The cartoon, which was published on Wednesday, quickly elicited criticism around New Mexico, where about 48.5 percent of the population is Hispanic, the highest percentage of any state in the country. Tensions have simmered in the state, which Mr. Trump lost in the 2016 election, over the federal government’s immigration policies.
Karen Moses, the editor of The Albuquerque Journal, said in her apology that the cartoon “appeared to us to be poking at President Trump’s rhetoric by portraying a quaking Republican couple who were painting Dreamers with a broad, totally false, brush.”
But Mr. Delonas, the cartoonist, said that while he sympathized with Ms. Moses, he disagreed with her assessment of the illustration.
“That’s not the way I read it,” said Mr. Delonas, 56, a former cartoonist at The New York Post. “I’ve learned that MS-13 is purposely sending minors over here to commit crimes. I’m pretty sure that the cartels are using minors for a lot of their drug dealing.”
Mr. Delonas emphasized that he believed immigrants should come legally to the United States. The cartoon was published after Mr. Trump contended in his State of the Union speech that undocumented immigrants “have caused the loss of innocent lives,” and focused specifically on MS-13, a gang formed in Los Angeles in the 1980s by refugees fleeing El Salvador’s civil war.
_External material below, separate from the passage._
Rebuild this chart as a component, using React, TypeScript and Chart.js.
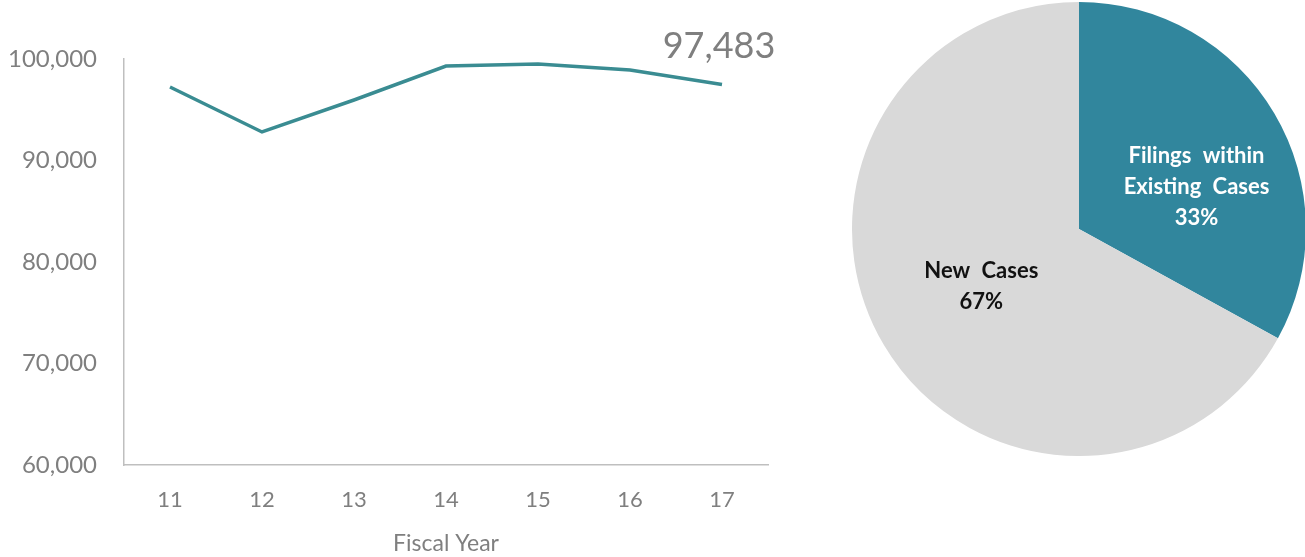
import React, { useEffect, useRef } from "react";
import { Chart, registerables } from "chart.js";

Chart.register(...registerables);

const years = ["11", "12", "13", "14", "15", "16", "17"];
const filings = [97240, 92810, 95960, 99310, 99510, 98920, 97483];
const lastLabel = "97,483";
const yTicks = [60000, 70000, 80000, 90000, 100000];
const xTitle = "Fiscal Year";

const pieLabels = ["Filings within|Existing Cases", "New Cases"];
const pieValues = [33, 67];
const pieColors = ["#31869D", "#D9D9D9"];
const pieTextColors = ["#FFFFFF", "#111111"];

const FONT = "Lato, 'Open Sans', sans-serif";

function LineChart() {
  const ref = useRef<HTMLCanvasElement>(null);
  useEffect(() => {
    const lastLabelPlugin = {
      id: "lastLabel",
      afterDatasetsDraw(chart: any) {
        const meta = chart.getDatasetMeta(0);
        const pt = meta.data[meta.data.length - 1];
        const ctx = chart.ctx;
        ctx.save();
        ctx.font = `36px ${FONT}`;
        ctx.fillStyle = "#7F7F7F";
        ctx.textAlign = "center";
        ctx.textBaseline = "middle";
        ctx.fillText(lastLabel, pt.x - 3, pt.y - 38);
        ctx.restore();
      },
    };
    const chart = new Chart(ref.current!, {
      type: "line",
      data: {
        labels: years,
        datasets: [
          {
            data: filings,
            borderColor: "#3A8C92",
            borderWidth: 3.5,
            pointRadius: 0,
            tension: 0,
            fill: false,
          },
        ],
      },
      options: {
        animation: false,
        responsive: false,
        layout: { padding: { top: 59, right: 32, left: 0, bottom: 0 } },
        plugins: { legend: { display: false }, tooltip: { enabled: false } },
        scales: {
          x: {
            offset: true,
            grid: { display: false, drawTicks: false },
            border: { display: true, color: "#BFBFBF", width: 1.5 },
            ticks: { color: "#7F7F7F", font: { family: FONT, size: 22 }, padding: 22 },
            title: {
              display: true,
              text: xTitle,
              color: "#7F7F7F",
              font: { family: FONT, size: 23 },
              padding: { top: 8, bottom: 0 },
            },
            afterFit: (axis: any) => {
              axis.height = 92;
            },
          },
          y: {
            min: 60000,
            max: 100000,
            afterBuildTicks: (axis: any) => {
              axis.ticks = yTicks.map((v) => ({ value: v }));
            },
            grid: { display: false, drawTicks: false },
            border: { display: true, color: "#BFBFBF", width: 1.5 },
            ticks: {
              color: "#7F7F7F",
              font: { family: FONT, size: 24 },
              padding: 27,
              callback: (v: any) => Number(v).toLocaleString("en-US"),
            },
            afterFit: (axis: any) => {
              axis.width = 124;
            },
          },
        },
      },
      plugins: [lastLabelPlugin],
    });
    return () => chart.destroy();
  }, []);
  return (
    <canvas
      ref={ref}
      width={800}
      height={557}
      style={{ position: "absolute", left: 0, top: 0, width: 800, height: 557 }}
    />
  );
}

function PieChart() {
  const ref = useRef<HTMLCanvasElement>(null);
  useEffect(() => {
    const labelPlugin = {
      id: "pieLabels",
      afterDatasetsDraw(chart: any) {
        const meta = chart.getDatasetMeta(0);
        const ctx = chart.ctx;
        const total = pieValues.reduce((a, b) => a + b, 0);
        meta.data.forEach((arc: any, i: number) => {
          const mid = (arc.startAngle + arc.endAngle) / 2;
          const frac = i === 0 ? 0.55 : 0.5;
          const shift = i === 0 ? 0.19 : 0;
          const ang = mid + shift;
          const cx = arc.x + Math.cos(ang) * arc.outerRadius * frac;
          const cy = arc.y + Math.sin(ang) * arc.outerRadius * frac;
          const lines = pieLabels[i].split("|");
          lines.push(Math.round((pieValues[i] / total) * 100) + "%");
          const lh = 31;
          ctx.save();
          ctx.font = `bold 22px ${FONT}`;
          try {
            (ctx as any).wordSpacing = "6px";
          } catch (e) {}
          ctx.fillStyle = pieTextColors[i];
          ctx.textAlign = "center";
          ctx.textBaseline = "middle";
          lines.forEach((ln, j) => {
            ctx.fillText(ln, cx, cy + (j - (lines.length - 1) / 2) * lh);
          });
          ctx.restore();
        });
      },
    };
    const chart = new Chart(ref.current!, {
      type: "pie",
      data: {
        labels: pieLabels.map((l) => l.replace("|", " ")),
        datasets: [
          {
            data: pieValues,
            backgroundColor: pieColors,
            borderWidth: 0,
          },
        ],
      },
      options: {
        animation: false,
        responsive: false,
        layout: { padding: 0 },
        plugins: { legend: { display: false }, tooltip: { enabled: false } },
      },
      plugins: [labelPlugin],
    });
    return () => chart.destroy();
  }, []);
  return (
    <canvas
      ref={ref}
      width={454}
      height={454}
      style={{ position: "absolute", left: 852, top: 2, width: 454, height: 454 }}
    />
  );
}

export default function App() {
  return (
    <div
      style={{
        position: "absolute",
        left: 0,
        top: 0,
        width: 1305,
        height: 557,
        overflow: "hidden",
        background: "#FFFFFF",
      }}
    >
      <LineChart />
      <PieChart />
    </div>
  );
}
Mr. Trump’s positioning has drawn sharp rebukes from critics who argue that most immigrants have nothing to do with gangs. Meanwhile, members of Congress have been unable to forge protections for the so-called Dreamers, who were brought to the United States illegally as children. In September, Mr. Trump suspended an Obama-era initiative to protect them from deportation.
New Mexico’s entire congressional delegation, including Representative Steve Pearce, a conservative Republican, and Senators Martin Heinrich and Tom Udall, both Democrats, issued a joint statement calling the cartoon “racist and divisive.”
Responding to a request for comment, Ms. Moses referred to her apology, which was included in a statement published on The Journal’s website. In that statement, she said journalists in her newsroom did not have a role in deciding which cartoons to publish, a decision left to the editorial board.
“There obviously will be another story tomorrow, as we treat this controversy as we would with any newsworthy controversy,” Ms. Moses added in an email.
Mr. Delonas is no stranger to controversy. In 2009, the media magnate Rupert Murdoch issued a personal apology over a cartoon by Mr. Delonas of a chimpanzee that was interpreted by some as a racist attack on President Barack Obama.
Mr. Delonas said he did not know if any other newspapers aside from The Journal had published his latest cartoon.
Daryl Cagle, the publisher of Cagle Cartoons, which syndicates Mr. Delonas’s work, said that more than half of daily, paid-circulation newspapers in the United States subscribe to the company’s service, but that he did not know how many other newspapers had published the cartoon.
“I’m not surprised that this cartoon sparks outrage,” Mr. Cagle said by email. “It is up to each newspaper editor to decide what is appropriate to run in their own newspaper. My personal view is that I agree with the critics of Sean’s cartoon.”
In addition to criticism from subscribers, political leaders and immigration advocates, The Journal faced outrage on Thursday from some members of its own staff.